We humans create a heckuva lot of waste. Here are a few stats: in 2019, the United States population was estimated to be 328 million people. According to the U.S. Environmental Protection Agency, each American generates 6 pounds of waste each day. So, 328 million people x 6 pounds = 1,968,000,000. Yup. Almost two billion pounds of waste (or 993,000 tons) every day. Every. day.
Think about that for a moment. Consider everything you "throw away" or get rid of. Food waste, whether discarded or chopped up in the disposal, styrofoam carryout containers, diapers, plastic yogurt cups, aluminum cans, junk mail, old sofas, empty toilet paper rolls, dog food bags, laundry detergent jugs, plastic water bottles, straws, paper towels, old shoes, bags of leaves, old tires.
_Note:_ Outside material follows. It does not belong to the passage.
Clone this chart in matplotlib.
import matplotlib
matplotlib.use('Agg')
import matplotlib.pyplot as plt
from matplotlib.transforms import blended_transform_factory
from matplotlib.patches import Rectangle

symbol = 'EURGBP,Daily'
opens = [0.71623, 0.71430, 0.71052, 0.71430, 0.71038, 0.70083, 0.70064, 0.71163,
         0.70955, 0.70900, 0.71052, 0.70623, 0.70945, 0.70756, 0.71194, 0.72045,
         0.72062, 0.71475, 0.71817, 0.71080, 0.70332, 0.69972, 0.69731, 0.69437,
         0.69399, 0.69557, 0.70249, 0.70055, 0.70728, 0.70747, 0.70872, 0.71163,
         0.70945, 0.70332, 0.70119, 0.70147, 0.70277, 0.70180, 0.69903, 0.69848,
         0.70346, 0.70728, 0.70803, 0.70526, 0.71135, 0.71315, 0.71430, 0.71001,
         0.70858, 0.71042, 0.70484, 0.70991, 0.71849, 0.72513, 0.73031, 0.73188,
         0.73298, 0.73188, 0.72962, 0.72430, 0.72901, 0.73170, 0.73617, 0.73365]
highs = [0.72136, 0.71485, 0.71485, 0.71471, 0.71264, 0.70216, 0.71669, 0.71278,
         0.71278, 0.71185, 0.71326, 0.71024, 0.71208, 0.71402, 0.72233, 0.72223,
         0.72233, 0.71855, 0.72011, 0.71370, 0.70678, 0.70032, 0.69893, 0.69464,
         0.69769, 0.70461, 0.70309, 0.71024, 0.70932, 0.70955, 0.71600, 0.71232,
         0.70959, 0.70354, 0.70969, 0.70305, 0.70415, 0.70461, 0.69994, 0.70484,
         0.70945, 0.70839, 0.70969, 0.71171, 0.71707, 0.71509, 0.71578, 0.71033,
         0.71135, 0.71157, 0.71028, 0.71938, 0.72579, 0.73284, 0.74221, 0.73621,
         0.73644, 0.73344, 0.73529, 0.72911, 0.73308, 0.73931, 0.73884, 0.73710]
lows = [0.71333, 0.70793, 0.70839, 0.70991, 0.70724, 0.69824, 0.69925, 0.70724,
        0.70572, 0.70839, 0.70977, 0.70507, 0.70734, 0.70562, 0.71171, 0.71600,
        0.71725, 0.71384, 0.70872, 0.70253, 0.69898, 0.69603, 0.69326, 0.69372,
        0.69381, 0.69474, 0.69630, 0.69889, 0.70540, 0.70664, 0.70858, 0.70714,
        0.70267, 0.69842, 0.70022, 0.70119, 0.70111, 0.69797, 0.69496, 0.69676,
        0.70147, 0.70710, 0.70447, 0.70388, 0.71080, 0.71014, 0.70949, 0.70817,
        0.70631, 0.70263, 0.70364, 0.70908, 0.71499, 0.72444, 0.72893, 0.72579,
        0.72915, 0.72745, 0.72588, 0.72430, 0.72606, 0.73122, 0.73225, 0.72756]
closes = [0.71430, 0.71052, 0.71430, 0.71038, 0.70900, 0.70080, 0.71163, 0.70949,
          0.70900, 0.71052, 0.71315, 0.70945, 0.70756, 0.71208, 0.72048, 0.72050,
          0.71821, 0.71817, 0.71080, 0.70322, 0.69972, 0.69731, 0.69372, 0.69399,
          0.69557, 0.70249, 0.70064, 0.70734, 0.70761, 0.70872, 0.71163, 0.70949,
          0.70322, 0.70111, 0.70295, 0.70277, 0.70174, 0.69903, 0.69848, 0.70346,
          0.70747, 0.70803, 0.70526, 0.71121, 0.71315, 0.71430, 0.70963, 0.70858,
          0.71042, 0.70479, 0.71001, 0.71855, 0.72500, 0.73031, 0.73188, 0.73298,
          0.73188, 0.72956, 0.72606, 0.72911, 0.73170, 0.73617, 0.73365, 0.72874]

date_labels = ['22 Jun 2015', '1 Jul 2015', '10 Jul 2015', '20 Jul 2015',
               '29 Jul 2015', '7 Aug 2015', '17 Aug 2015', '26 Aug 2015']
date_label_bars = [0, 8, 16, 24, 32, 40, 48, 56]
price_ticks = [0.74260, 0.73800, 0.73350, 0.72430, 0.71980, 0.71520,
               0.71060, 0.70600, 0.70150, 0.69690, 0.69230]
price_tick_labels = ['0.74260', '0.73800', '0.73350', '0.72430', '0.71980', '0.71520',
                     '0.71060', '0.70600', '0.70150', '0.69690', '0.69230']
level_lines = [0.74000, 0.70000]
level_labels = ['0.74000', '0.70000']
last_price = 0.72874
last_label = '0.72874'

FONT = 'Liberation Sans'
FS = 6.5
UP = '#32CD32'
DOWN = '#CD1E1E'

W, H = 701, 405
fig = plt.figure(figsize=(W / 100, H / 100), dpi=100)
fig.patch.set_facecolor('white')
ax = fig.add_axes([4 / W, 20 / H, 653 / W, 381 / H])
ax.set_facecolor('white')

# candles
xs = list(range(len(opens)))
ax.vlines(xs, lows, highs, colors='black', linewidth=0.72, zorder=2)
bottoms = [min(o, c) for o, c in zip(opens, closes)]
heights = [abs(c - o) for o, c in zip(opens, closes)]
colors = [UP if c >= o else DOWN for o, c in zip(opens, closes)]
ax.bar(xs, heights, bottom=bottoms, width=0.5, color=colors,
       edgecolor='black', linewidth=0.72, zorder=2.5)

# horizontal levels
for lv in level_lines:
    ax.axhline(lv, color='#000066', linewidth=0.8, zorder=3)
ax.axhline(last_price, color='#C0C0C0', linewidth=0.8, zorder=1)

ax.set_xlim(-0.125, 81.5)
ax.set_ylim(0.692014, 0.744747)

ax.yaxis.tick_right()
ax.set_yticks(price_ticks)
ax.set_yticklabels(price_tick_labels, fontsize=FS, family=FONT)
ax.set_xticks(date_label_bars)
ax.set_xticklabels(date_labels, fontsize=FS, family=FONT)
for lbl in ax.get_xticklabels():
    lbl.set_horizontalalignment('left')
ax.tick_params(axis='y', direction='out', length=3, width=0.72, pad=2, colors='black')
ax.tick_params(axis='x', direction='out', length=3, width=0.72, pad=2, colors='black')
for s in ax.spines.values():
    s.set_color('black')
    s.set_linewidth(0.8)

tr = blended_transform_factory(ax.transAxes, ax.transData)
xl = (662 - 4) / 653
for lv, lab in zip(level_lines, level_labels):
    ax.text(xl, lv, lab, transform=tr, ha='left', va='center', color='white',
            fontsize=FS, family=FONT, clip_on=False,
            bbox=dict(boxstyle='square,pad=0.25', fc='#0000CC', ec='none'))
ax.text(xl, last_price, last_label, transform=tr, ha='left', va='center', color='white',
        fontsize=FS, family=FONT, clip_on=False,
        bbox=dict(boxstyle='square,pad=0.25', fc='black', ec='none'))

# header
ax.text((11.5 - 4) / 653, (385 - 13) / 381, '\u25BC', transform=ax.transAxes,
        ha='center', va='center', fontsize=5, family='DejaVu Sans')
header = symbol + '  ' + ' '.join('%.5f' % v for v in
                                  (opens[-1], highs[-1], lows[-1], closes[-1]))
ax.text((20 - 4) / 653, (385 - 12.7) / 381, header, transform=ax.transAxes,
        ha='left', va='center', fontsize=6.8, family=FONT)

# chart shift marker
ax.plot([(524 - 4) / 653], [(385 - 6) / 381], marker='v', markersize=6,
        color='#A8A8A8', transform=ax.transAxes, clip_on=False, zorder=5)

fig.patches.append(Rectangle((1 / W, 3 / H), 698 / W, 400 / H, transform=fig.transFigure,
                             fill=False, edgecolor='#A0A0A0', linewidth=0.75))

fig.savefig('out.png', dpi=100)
Lots of different types of things.
And if you live in a municipality, then you most likely have a municipal solid waste program where your trash either gets picked up from your home or a disposal location is provided for you. Your tax dollars at work. We pay our cities, counties, parishes - whoever is responsible for garbage collection - to take care of it for us. Oftentimes, garbage collection and treatment is one of the biggest budgetary items for local government.
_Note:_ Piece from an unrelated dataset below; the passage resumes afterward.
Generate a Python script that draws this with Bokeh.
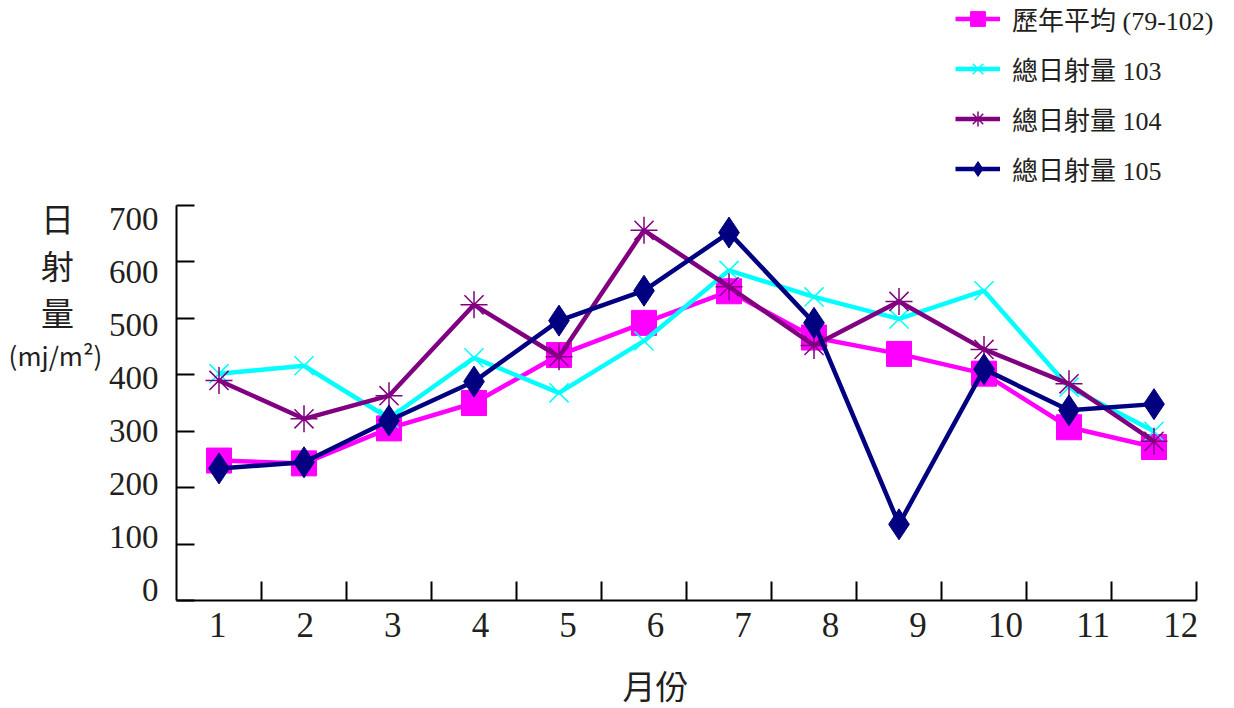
from bokeh.plotting import figure
from bokeh.models import Range1d, LinearAxis, FixedTicker, Legend, LegendItem, Label
from bokeh.embed import file_html
from bokeh.resources import INLINE

# ---------------- data ----------------
months = [1, 2, 3, 4, 5, 6, 7, 8, 9, 10, 11, 12]
month_labels = ["1", "2", "3", "4", "5", "6", "7", "8", "9", "10", "11", "12"]
avg_79_102 = [248, 243, 305, 350, 435, 492, 548, 466, 437, 402, 307, 272]
total_103 = [402, 416, 323, 430, 368, 460, 585, 538, 499, 549, 378, 300]
total_104 = [390, 322, 363, 524, 432, 656, 556, 452, 530, 445, 384, 282]
total_105 = [234, 245, 319, 388, 496, 549, 652, 492, 135, 410, 337, 348]
series_names = ["歷年平均 (79-102)", "總日射量 103", "總日射量 104", "總日射量 105"]
y_ticks = [0, 100, 200, 300, 400, 500, 600, 700]
x_title = "月份"
y_title_chars = ["日", "射", "量"]
y_unit = "(mj/m²)"

SERIF = "Liberation Serif"
CJK = "Noto Sans CJK TC"
TEXT = "#231f20"

# ---------------- layout (pixels) ----------------
W, H = 1234, 708
PX_X0, PX_X1 = 176, 1196      # pixel of x = 0.5 and x = 12.5 (x-axis ends)
PX_Y0, PX_Y1 = 600, 205       # pixel of y = 0 and y = 700 (y-axis ends)
LAB_X1, LAB_XSTEP = 217.3, 87.53   # tick labels of the original sit off the ticks
LAB_Y0, LAB_YSTEP = 589.5, 0.53

kx = (PX_X1 - PX_X0) / 12.0
ky = (PX_Y0 - PX_Y1) / 700.0


def sx(x):
    return PX_X0 + (x - 0.5) * kx


def sy(y):
    return PX_Y0 - y * ky


def lab_x(px):
    return 1 + (px - LAB_X1) / LAB_XSTEP


def lab_y(py):
    return (LAB_Y0 - py) / LAB_YSTEP


def to_xlab(x):
    return lab_x(sx(x))


def to_ylab(y):
    return lab_y(sy(y))


p = figure(width=W, height=H,
           x_range=Range1d(0.5 - PX_X0 / kx, 0.5 + (W - PX_X0) / kx),
           y_range=Range1d(-(H - PX_Y0) / ky, PX_Y0 / ky),
           x_axis_location=None, y_axis_location=None,
           output_backend="svg", toolbar_location=None,
           min_border_left=0, min_border_right=0,
           min_border_top=0, min_border_bottom=0)
p.outline_line_color = None
p.background_fill_color = "white"
p.border_fill_color = "white"
p.xgrid.visible = False
p.ygrid.visible = False
p.grid.visible = False

p.extra_x_ranges = {"lab": Range1d(lab_x(0), lab_x(W))}
p.extra_y_ranges = {"lab": Range1d(lab_y(H), lab_y(0))}

x_bounds = [m + 0.5 for m in months]   # category boundaries carry the tick marks

xl = LinearAxis(x_range_name="lab", fixed_location=0,
                bounds=(to_xlab(0.5), to_xlab(12.5)),
                ticker=FixedTicker(ticks=months, minor_ticks=[to_xlab(b) for b in x_bounds]),
                major_label_overrides={m: s for m, s in zip(months, month_labels)},
                axis_line_color="black", axis_line_width=2,
                major_tick_line_color=None, major_tick_in=0, major_tick_out=0,
                minor_tick_line_color="black", minor_tick_line_width=2,
                minor_tick_in=19, minor_tick_out=0,
                major_label_text_font=SERIF, major_label_text_font_size="35px",
                major_label_text_color=TEXT, major_label_standoff=12)
p.add_layout(xl, "below")

yl = LinearAxis(y_range_name="lab", fixed_location=0.5,
                bounds=(to_ylab(0), to_ylab(700)),
                ticker=FixedTicker(ticks=y_ticks, minor_ticks=[to_ylab(v) for v in y_ticks]),
                axis_line_color="black", axis_line_width=2,
                major_tick_line_color=None, major_tick_in=0, major_tick_out=0,
                minor_tick_line_color="black", minor_tick_line_width=2,
                minor_tick_in=18, minor_tick_out=0,
                major_label_text_font=SERIF, major_label_text_font_size="33px",
                major_label_text_color=TEXT, major_label_standoff=18)
p.add_layout(yl, "left")

# ---------------- series ----------------
items = []
specs = [
    (avg_79_102, "#ff00ff", "square", 25, 1),
    (total_103, "#00ffff", "x", 27, 1.5),
    (total_104, "#800080", "asterisk", 27, 1.5),
    (total_105, "#000080", "diamond", 31, 1),
]
for name, (vals, col, mk, sz, mlw) in zip(series_names, specs):
    rl = p.line(months, vals, line_color=col, line_width=4.5)
    rm = p.scatter(months, vals, marker=mk, size=sz, fill_color=col,
                   line_color=col, line_width=mlw)
    items.append(LegendItem(label=name, renderers=[rl, rm]))

ROW_H, ROW_GAP = 37, 13
LEG_H = 4 * ROW_H + 3 * ROW_GAP
leg = Legend(items=items, location=(955, H - LEG_H), orientation="vertical",
             glyph_width=45, glyph_height=ROW_H, label_height=ROW_H, spacing=ROW_GAP,
             padding=0, margin=0, label_standoff=12,
             border_line_color=None, background_fill_alpha=0,
             label_text_font="Liberation Serif, Noto Sans CJK TC",
             label_text_font_size="26px", label_text_color=TEXT)
p.add_layout(leg)

# ---------------- titles ----------------
for ch, py in zip(y_title_chars, [217, 264, 311]):
    p.add_layout(Label(x=57, y=H - py, x_units="screen", y_units="screen", text=ch,
                       text_align="center", text_baseline="middle",
                       text_font=CJK, text_font_size="33px", text_color=TEXT))
p.add_layout(Label(x=55, y=H - 354, x_units="screen", y_units="screen", text=y_unit,
                   text_align="center", text_baseline="middle",
                   text_font=CJK, text_font_size="26px", text_color=TEXT))
p.add_layout(Label(x=655, y=H - 684, x_units="screen", y_units="screen", text=x_title,
                   text_align="center", text_baseline="middle",
                   text_font=CJK, text_font_size="33px", text_color=TEXT))

open("out.html", "w").write(file_html(p, INLINE))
Here's another couple of stats for you. High income countries (of which the U.S. is one) account for 16% of the world's population, but these same countries generate 35% of the globe's total waste. This stat really hit me in the gut! The U.S. is a throw away society. I think we all know that. We buy things we don't need or more than we need or items to be disposed of after one use. All of this adds up to 993,000 tons a day of waste that has to be collected and either recovered or placed in a landfill.
Each of us is responsible for the waste we produce. "Choose to refuse" is a popular term used by earth advocates. Each of us chooses what we buy and what we bring into our home. Refusal is always an option and can lead to less waste production. I know that I am trying to be much more conscious about this every day.
A final thought: Next time you see your sanitation workers, tell them thanks. What a nasty job they have! If you you consider some of the things you have thrown in your trash bin, then you should give thanks every night for your these folks.